Chemical spills present the top safety risk in the Gomes Lab, so the lab is focused on avoiding spills by properly opening, handling (weighing and pouring), and storing chemicals. Students in the Gomes lab are often reminded about the potential dangers that can come from spilling chemicals and what to do if a spill happens. To safely learn how to manage a spill, the Gomes Lab holds trainings using non-fat milk and water to give students practice with both solid and liquid spills.

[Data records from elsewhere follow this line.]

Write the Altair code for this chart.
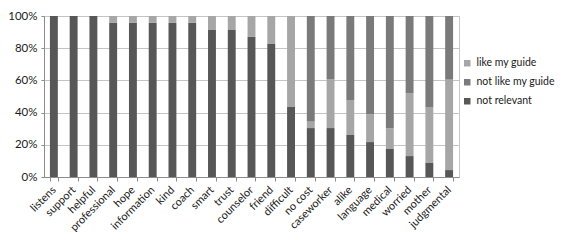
import altair as alt
import pandas as pd

categories = ["listens", "support", "helpful", "professional", "hope", "information",
              "kind", "coach", "smart", "trust", "counselor", "friend", "difficult",
              "no cost", "caseworker", "alike", "language", "medical", "worried",
              "mother", "judgmental"]

# percent of responses
not_relevant = [100, 100, 100, 95.7, 95.7, 95.7, 95.7, 95.7, 91.3, 91.3, 87.0, 82.6,
                43.5, 30.4, 30.4, 26.1, 21.7, 17.4, 13.0, 8.7, 4.3]
like_my_guide = [0, 0, 0, 4.3, 4.3, 4.3, 4.3, 4.3, 8.7, 8.7, 13.0, 17.4,
                 56.5, 4.3, 30.4, 21.7, 17.4, 13.0, 39.1, 34.8, 56.5]
not_like_my_guide = [0, 0, 0, 0, 0, 0, 0, 0, 0, 0, 0, 0,
                     0, 65.3, 39.2, 52.2, 60.9, 69.6, 47.9, 56.5, 39.2]

series_names = ["like my guide", "not like my guide", "not relevant"]
series_colors = ["#a6a6a6", "#7a7a7a", "#575757"]

rows = []
for i, c in enumerate(categories):
    rows.append({"cat": c, "series": "not relevant", "value": not_relevant[i], "ord": 0})
    rows.append({"cat": c, "series": "like my guide", "value": like_my_guide[i], "ord": 1})
    rows.append({"cat": c, "series": "not like my guide", "value": not_like_my_guide[i], "ord": 2})
df = pd.DataFrame(rows)

FONT = "Lato"

chart = alt.Chart(df).mark_bar().encode(
    x=alt.X("cat:N", sort=categories, title=None,
            scale=alt.Scale(paddingInner=0.6, paddingOuter=0.3),
            axis=alt.Axis(labelAngle=-45, labelAlign="right", labelBaseline="middle",
                          labelPadding=7, tickBand="extent", tickSize=4,
                          labelFontSize=11, grid=False)),
    y=alt.Y("value:Q", stack="normalize", title=None,
            scale=alt.Scale(domain=[0, 1]),
            axis=alt.Axis(format="%", values=[0, 0.2, 0.4, 0.6, 0.8, 1.0],
                          tickSize=3, labelPadding=4, labelFontSize=11.5)),
    color=alt.Color("series:N",
                    scale=alt.Scale(domain=series_names, range=series_colors),
                    legend=alt.Legend(title=None, orient="none", legendX=418, legendY=42,
                                      symbolType="square", symbolSize=42,
                                      symbolStrokeWidth=0, labelFontSize=10.5,
                                      rowPadding=8, labelOffset=4, padding=0)),
    order=alt.Order("ord:Q", sort="ascending"),
).properties(
    width=415, height=161,
    autosize=alt.AutoSizeParams(type="none"),
    padding={"left": 36, "top": 8, "right": 100, "bottom": 55},
).configure_view(
    stroke="#c8c8c8"
).configure_axis(
    labelFont=FONT, labelColor="#1a1a1a", domainColor="#8c8c8c", tickColor="#8c8c8c",
    gridColor="#c4c4c4", domainWidth=1
).configure_legend(
    labelFont=FONT, labelColor="#1a1a1a"
)

chart.save("out.html", embed_options={"renderer": "svg", "actions": False})
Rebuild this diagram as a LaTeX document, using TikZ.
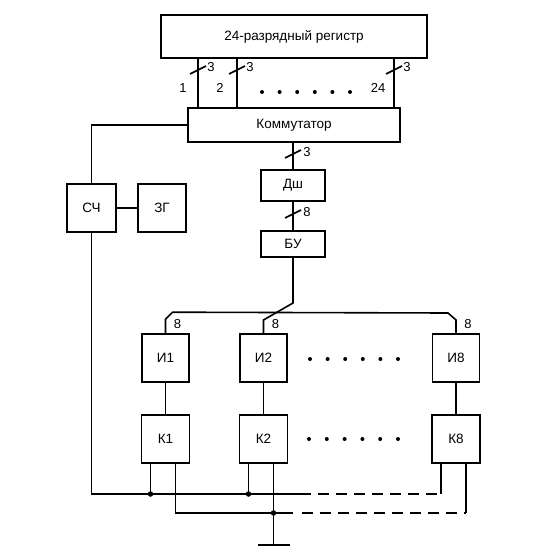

“It’s important not to rush in the lab because accidents occur when people make hasty movements,” said Gomes. “Cleaning up a spill is one of the most useful means of showing students that spills are no trivial matter, and that they take time and effort to clean up.” As a result of efforts to properly inform and train them, students in his lab are more aware of their movements and take special care to minimize the risk of spills.

A history of safety and pragmatism

Since its founding 13 years ago, the Gomes Lab has focused on building a lab safety culture that is not overly onerous to lab members.

“I formed a lab safety committee and two graduate students are part of this committee with me,” remarked Gomes. “Graduate students readily agree to be on the safety committee because it’s a positive aspect on their CVs.”

Lab meetings are an important opportunity for students in the Gomes Lab to come together and discuss safety, and committee members frequently present best practices in safety and teach lab members that they have a responsibility to follow proper safety measures - both for themselves and their lab mates.

Gomes also spends 1-3 hours every day in the lab, either mentoring students, helping with experiments or writing papers. “This allows me to keep an eye on new students when they start in my lab and reinforce positive training habits,” shared Dr. Gomes. “Together, our efforts help mitigate risks, create a strong safety culture, and boost morale that fosters student learning and personal growth.”

Paying attention to details

  • In the Gomes Lab, a glove selection chart shows students how to select the correct glove for each job (e.g., latex, nitrile, neoprene, vinyl), and there is a supply of five types of gloves so that optimal gloves will be utilized with different reagents.
  • The Gomes Lab discusses laboratory inspections and training records at lab meetings, and identifies solutions, which the lab safety committee can help implement to improve the safety program.
  • There are strict labeling and storage protocols, which are enforced by the laboratory safety committee.

Of the receiving the lab safety award, Gomes said: “I am especially proud of my lab members who diligently follow the safety procedures. I have tried to create a lab culture that is welcoming to all and constantly reinforces the concept of safety. I am very thankful to UC Davis safety services for recognizing our efforts.”

The Safety Services Lab Safety Awards are part of the campus commitment to recognizing labs with a strong safety emphasis who are doing their part to Think Safe. Act Safe. Be Safe. The awards are endorsed by the faculty-led Chemical and Lab Safety Committee.